We’re Not KDDing

Next up: making sense of all the Internet of Things data.
Published: August 12, 2013

It wasn’t so long ago that the Internet of Things was futuristic. Today, it’s high tech’s equivalent of the “Harlem Shake.” Just as thousands of people worldwide seemingly overnight created dance videos to accompany the song and uploaded them to YouTube, suddenly every tech company, consultant and journalist is “doing” the Internet of Things. Not only that, but just as with the Harlem Shake, they are doing their own versions—from the “Web of Things” to the “Industrial Internet” and, my personal favorite, the “Internet of Everything,” which apparently is the Internet of Things plus people and data. Well, duh.

The Harlem Shake, which went viral early this year, no doubt will be replaced soon by another Internet craze and then another.

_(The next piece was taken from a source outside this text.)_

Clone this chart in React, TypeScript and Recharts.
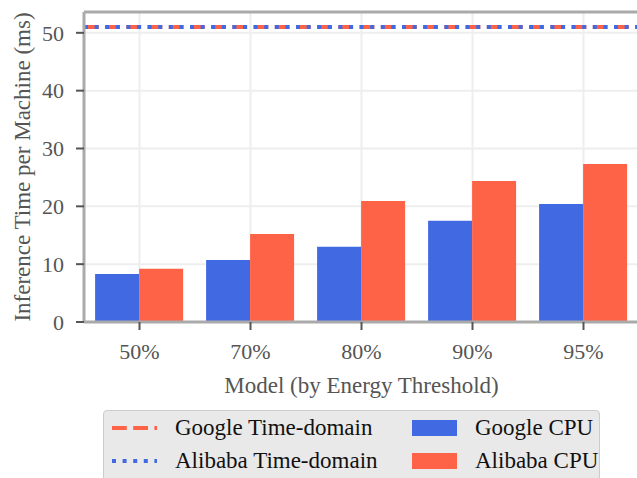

The Internet of Things will last for millennia, but it is already being replaced by the next futuristic idea. That’s because the Internet of Things is taking shape in the present. “Smart” cities are popping up in Europe and Asia. Want a “smart” home? You can purchase Belkin’s WeMo Internet of Things technology at Best Buy, Costco or Target for less than $50 (full disclosure: I led the development of this product).

So, what comes next? KDD: knowledge, discovery and data mining. Actually, the idea of KDD is not new—in August, the Association for Computer Machinery is holding its 19th annual KDD conference. But the term hasn’t yet been co-opted and misused, and the field is alive with change.

For centuries, the dimensions of data analysis were somewhat constrained. There was a single data set from a single source—say, payroll data from a particular company for the past 10 years—and statisticians would analyze it using conventional mathematical tools. Computers made this process faster, easier and more accurate by putting the data into a “database,” where it could be analyzed electronically. Computers and computerized data became more common, and eventually data was moved online and to the “cloud,” and another term emerged to describe all this information: “big data.”

The rise of the Internet of Things means the world of big data is changing quickly. Data now streams from real-time sensors distributed globally and networked together, gathering noisy signals. Big data is now made of what Deborah Estrin, professor of computer science at Cornell NYC Tech, calls “small data”: lots of tiny, almost insignificant bits of information. Making all this data useful is a job for machines that must be programmed to comb through ever-changing deposits of data (data mining), find significant pieces and patterns (discovery) and synthesize them into something useful (knowledge). This technology, also known as “data science” or “machine learning,” is the frontier of computing. A network that senses data needs a network to make that data make sense.

Kevin Ashton was cofounder and executive director of the Auto-ID Center.